Tower Task: Exploring Explicit Formulas
Lesson 3 of 18
Objective: SWBAT define a situation both recursively and explicitly and explain the relationship between the formulas.
Slide 1: As students are entering the room they can begin working on this error analysis question. I like to use error analysis as a way to have students attend to MP3 on critiquing another student’s work. Finding errors or proving that a solution is correct forces students to a deeper level of understanding than simply carrying out a process or procedure.

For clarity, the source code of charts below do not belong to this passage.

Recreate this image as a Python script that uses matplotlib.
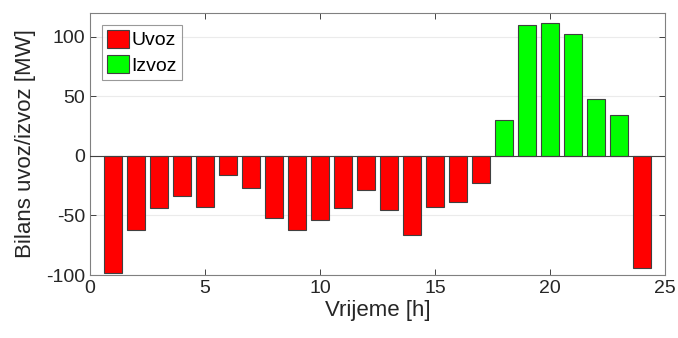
import matplotlib
matplotlib.use("Agg")
import matplotlib.pyplot as plt
import numpy as np

hours = list(range(1, 25))
balance = [-98, -62, -43.5, -34, -42.5, -16, -27, -52, -62.5, -53.5, -44, -28.5,
           -45, -66.5, -42.5, -38.5, -22.5, 30, 110, 112, 102.5, 48, 34.5, -94]
xticks = [0, 5, 10, 15, 20, 25]
yticks = [-100, -50, 0, 50, 100]

plt.rcParams['font.family'] = ['Liberation Sans', 'DejaVu Sans']
plt.rcParams['axes.unicode_minus'] = False
fig = plt.figure(figsize=(6.78, 3.38), dpi=100)
ax = fig.add_axes([90/678, 63/338, 575/678, 262/338])

h = np.array(hours)
b = np.array(balance)
neg = b < 0
pos = ~neg
ax.bar(h[neg], b[neg], width=0.8, color='#ff0000', edgecolor='#404040', linewidth=0.8, label='Uvoz', zorder=3)
ax.bar(h[pos], b[pos], width=0.8, color='#00ff00', edgecolor='#404040', linewidth=0.8, label='Izvoz', zorder=3)
ax.axhline(0, color='#404040', linewidth=0.8, zorder=4)

ax.set_xlim(0, 25)
ax.set_ylim(-100, 120)
ax.set_xticks(xticks)
ax.set_yticks(yticks)
ax.yaxis.grid(True, color='#ebebeb', linewidth=0.8, zorder=0)
ax.set_axisbelow(True)
ax.tick_params(direction='in', top=True, right=True, labelsize=14, colors='#262626',
               length=4, width=0.6)
for s in ax.spines.values():
    s.set_color('#808080')
    s.set_linewidth(0.8)
ax.set_xlabel('Vrijeme [h]', fontsize=16, color='#262626', labelpad=2)
ax.set_ylabel('Bilans uvoz/izvoz [MW]', fontsize=16, color='#262626', labelpad=7)
leg = ax.legend(loc='upper left', fontsize=14, frameon=True, fancybox=False,
                edgecolor='#808080', handlelength=1.13, handleheight=1.05,
                handletextpad=0.15, borderpad=0.25, labelspacing=0.3,
                borderaxespad=0.6)
leg.get_frame().set_linewidth(0.8)
fig.savefig('out.png', dpi=100)
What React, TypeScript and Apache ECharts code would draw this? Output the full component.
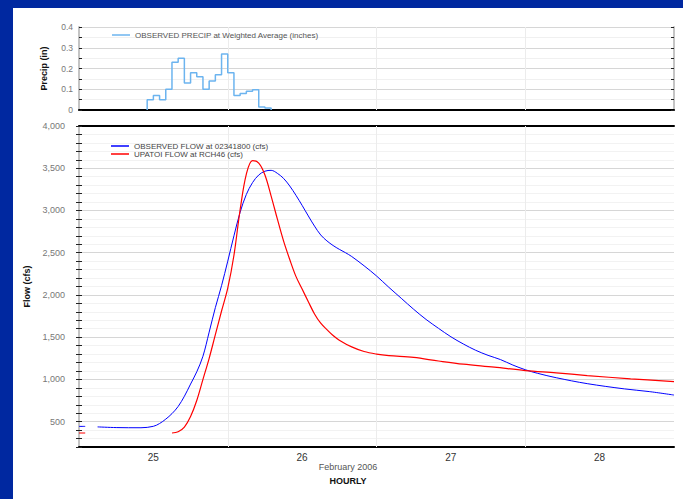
import React, { useEffect, useRef } from 'react';
import * as echarts from 'echarts';

// hours counted from Feb 24 12:00
const dayLabels = ['25', '26', '27', '28'];
const dayLabelHours = [12, 36, 60, 84];
const dayLineHours = [24, 48, 72];

const precipHours = [11, 11, 12, 13, 14, 15, 16, 17, 18, 19, 20, 21, 22, 23, 24, 25, 26, 27, 28, 29, 30, 31];
const precipValues = [0, 0.05, 0.07, 0.05, 0.10, 0.23, 0.25, 0.13, 0.18, 0.16, 0.10, 0.14, 0.17, 0.27, 0.18, 0.07, 0.08, 0.09, 0.097, 0.015, 0.01, 0];

const observedHours = [0, 1, 2, 3, 6, 10, 12, 13, 14, 15, 16, 17, 18, 19, 20, 21, 22, 23, 24, 25, 26, 27, 28, 29, 30, 31, 32, 33, 34, 35, 36, 37, 38, 39, 40, 41, 42, 43, 44, 46, 48, 50, 52, 54, 56, 58, 60, 62, 64, 66, 68, 70, 72, 74, 77, 82, 88, 92, 96];
const observedFlow = [444, 444, null, 438, 430, 428, 445, 478, 530, 595, 680, 800, 945, 1090, 1275, 1560, 1850, 2110, 2400, 2700, 2980, 3190, 3330, 3420, 3465, 3475, 3440, 3380, 3290, 3180, 3060, 2935, 2815, 2710, 2640, 2585, 2540, 2500, 2455, 2345, 2225, 2090, 1960, 1830, 1710, 1605, 1505, 1420, 1345, 1285, 1235, 1170, 1115, 1072, 1020, 950, 888, 856, 815];

const modelHours = [0, 1, 2, 15, 16, 17, 18, 19, 20, 21, 22, 23, 24, 25, 26, 27, 28, 29, 30, 31, 32, 33, 34, 35, 36, 37, 38, 39, 40, 41, 42, 44, 46, 48, 50, 54, 58, 62, 67, 72, 77, 82, 89, 96];
const modelFlow = [366, 366, null, 366, 380, 435, 560, 750, 1000, 1250, 1530, 1810, 2080, 2470, 3010, 3430, 3590, 3560, 3420, 3170, 2900, 2640, 2420, 2220, 2070, 1920, 1775, 1665, 1590, 1520, 1465, 1385, 1330, 1300, 1282, 1260, 1218, 1180, 1145, 1105, 1078, 1046, 1007, 975];

const precipName = 'OBSERVED PRECIP at Weighted Average (inches)';
const observedName = 'OBSERVED FLOW at 02341800 (cfs)';
const modelName = 'UPATOI FLOW at RCH46 (cfs)';

const FONT = '"Liberation Sans", Arial, sans-serif';

function toPairs(xs: number[], ys: (number | null)[]) {
  return xs.map((x, i) => [x, ys[i] === null ? '-' : ys[i]]);
}

export default function App() {
  const ref = useRef<HTMLDivElement>(null);
  useEffect(() => {
    const chart = echarts.init(ref.current!, null, { renderer: 'svg' });
    const vLines = {
      silent: true,
      z: 1,
      symbol: ['none', 'none'],
      label: { show: false },
      lineStyle: { color: '#ececec', type: 'solid', width: 1 },
      data: dayLineHours.map((h) => ({ xAxis: h })),
    };
    const grayAxis = { show: true, lineStyle: { color: '#c4c4c4', width: 2 } };
    const inTick = { show: true, inside: true, length: 3, lineStyle: { color: '#222', width: 1 } };
    const legendText = { fontSize: 8, color: '#555', lineHeight: 8, fontFamily: FONT };
    chart.setOption({
      animation: false,
      textStyle: { fontFamily: FONT },
      grid: [
        { left: 66, right: 9, top: 19, height: 83 },
        { left: 66, right: 9, top: 118, height: 321 },
      ],
      legend: [
        {
          data: [precipName], left: 99, top: 23, padding: 0,
          icon: 'rect', itemWidth: 18, itemHeight: 1.5, itemGap: 0,
          textStyle: legendText,
        },
        {
          data: [observedName, modelName], orient: 'vertical', left: 98, top: 134, padding: 0,
          icon: 'rect', itemWidth: 18, itemHeight: 1.5, itemGap: 0,
          textStyle: { ...legendText, color: '#444' },
        },
      ],
      xAxis: [
        {
          gridIndex: 0, type: 'value', min: 0, max: 96, interval: 24,
          axisLine: { show: true, onZero: false, lineStyle: { color: '#000', width: 2 } },
          axisTick: { show: false }, axisLabel: { show: false }, splitLine: { show: false },
        },
        {
          gridIndex: 1, type: 'value', min: 0, max: 96, interval: 12, position: 'bottom',
          axisLine: { show: true, onZero: false, lineStyle: { color: '#000', width: 2 } },
          axisTick: { show: false },
          axisLabel: {
            margin: 5, fontSize: 10, color: '#333', fontFamily: FONT,
            formatter: (v: number) => {
              const i = dayLabelHours.indexOf(Math.round(v));
              return i >= 0 ? dayLabels[i] : '';
            },
          },
          splitLine: { show: false },
        },
        {
          gridIndex: 1, type: 'value', min: 0, max: 96, position: 'top',
          axisLine: { show: true, onZero: false, lineStyle: { color: '#000', width: 2 } },
          axisTick: { show: false }, axisLabel: { show: false }, splitLine: { show: false },
        },
      ],
      yAxis: [
        {
          gridIndex: 0, type: 'value', min: 0, max: 0.4, interval: 0.05, position: 'left',
          name: 'Precip (in)', nameLocation: 'middle', nameGap: 31,
          nameTextStyle: { fontSize: 9, fontWeight: 'bold', color: '#111', fontFamily: FONT },
          axisLine: grayAxis, axisTick: inTick,
          axisLabel: {
            margin: 6, fontSize: 8.5, color: '#777', fontFamily: FONT,
            formatter: (v: number) => {
              const r = Math.round(v * 10);
              if (Math.abs(v * 10 - r) > 1e-6) return '';
              return r === 0 ? '0' : (r / 10).toFixed(1);
            },
          },
          splitLine: { show: true, lineStyle: { color: ['#d6d6d6', '#f0f0f0'], width: 1 } },
        },
        {
          gridIndex: 0, type: 'value', min: 0, max: 0.4, interval: 0.05, position: 'right',
          axisLine: grayAxis, axisTick: inTick, axisLabel: { show: false }, splitLine: { show: false },
        },
        {
          gridIndex: 1, type: 'value', min: 200, max: 4000, interval: 100, position: 'left',
          name: 'Flow (cfs)', nameLocation: 'middle', nameGap: 42,
          nameTextStyle: { fontSize: 9, fontWeight: 'bold', color: '#111', fontFamily: FONT },
          axisLine: grayAxis, axisTick: inTick,
          axisLabel: {
            margin: 14, fontSize: 9, color: '#777', fontFamily: FONT,
            formatter: (v: number) => {
              const r = Math.round(v);
              return r % 500 === 0 ? r.toLocaleString('en-US') : '';
            },
          },
          splitLine: {
            show: true,
            lineStyle: { color: ['#f2f2f2', '#f2f2f2', '#f2f2f2', '#d6d6d6', '#f2f2f2'], width: 1 },
          },
        },
        {
          gridIndex: 1, type: 'value', min: 200, max: 4000, interval: 100, position: 'right',
          axisLine: grayAxis, axisTick: inTick, axisLabel: { show: false }, splitLine: { show: false },
        },
      ],
      graphic: [
        {
          type: 'text', left: 'center', top: 454,
          style: { text: 'February 2006', fontSize: 9, fill: '#555', fontFamily: FONT },
        },
        {
          type: 'text', left: 'center', top: 468,
          style: { text: 'HOURLY', fontSize: 9, fontWeight: 'bold', fill: '#111', fontFamily: FONT },
        },
      ],
      series: [
        {
          name: 'dayLinesTop', type: 'line', xAxisIndex: 0, yAxisIndex: 0, z: 1,
          data: [], symbol: 'none', markLine: vLines,
        },
        {
          name: 'dayLinesBottom', type: 'line', xAxisIndex: 1, yAxisIndex: 2, z: 1,
          data: [], symbol: 'none', markLine: vLines,
        },
        {
          name: precipName, type: 'line', xAxisIndex: 0, yAxisIndex: 0, step: 'end', z: 3,
          symbol: 'none', data: toPairs(precipHours, precipValues),
          lineStyle: { color: '#6cb4ef', width: 1.5 }, itemStyle: { color: '#6cb4ef' },
        },
        {
          name: observedName, type: 'line', xAxisIndex: 1, yAxisIndex: 2, smooth: 0.35, z: 3,
          symbol: 'none', data: toPairs(observedHours, observedFlow),
          lineStyle: { color: '#0000ff', width: 1 }, itemStyle: { color: '#0000ff' },
        },
        {
          name: modelName, type: 'line', xAxisIndex: 1, yAxisIndex: 2, smooth: 0.35, z: 3,
          symbol: 'none', data: toPairs(modelHours, modelFlow),
          lineStyle: { color: '#ff0000', width: 1.2 }, itemStyle: { color: '#ff0000' },
        },
      ],
    });
    return () => chart.dispose();
  }, []);
  return (
    <div style={{ position: 'fixed', left: 0, top: 0, width: 683, height: 499, background: '#0028a0' }}>
      <div style={{ position: 'absolute', left: 13, top: 8, width: 670, height: 491, background: '#fff' }}>
        <div ref={ref} style={{ width: 670, height: 491 }} />
      </div>
    </div>
  );
}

Pass out the tower task worksheet or display it on the projector for students to read and begin going through the problem solving process. Because this is at the beginning of the year, I like to take some time to model the habit of taking time to understand the problem. The first thing I do is ask students to read the problem a second time. Students often rush through reading a math problem and basically skim for key words, numbers, etc. Having students slow down and process is a crucial step in solving any problem. Next, I ask students to talk with their partners to decide how they will define a 5-block tall tower or a 10-block tall tower. During this time I pass out 25, 1-inch cubes to each pair of students. The number 25 is chosen strategically so that students can build towers 1-5 but then will have to abstractly determine how to find the remaining towers. Once students are finished with their discussions about how to define the height of the tower, I do not have groups share out and I do not discuss the definition. It is important to the problem solving process that students understand the problem and work through it (MP1).
Slide 3: Before students leave I want to make sure they are starting to develop an understanding of the difference between recursive and explicit formulas. This understanding will be crucial as we move forward in the functions unit. Students can certainly cite specific examples from the problem that they just solved but I want to make sure that their definition shows some generalized understanding of the difference between the two types of equations.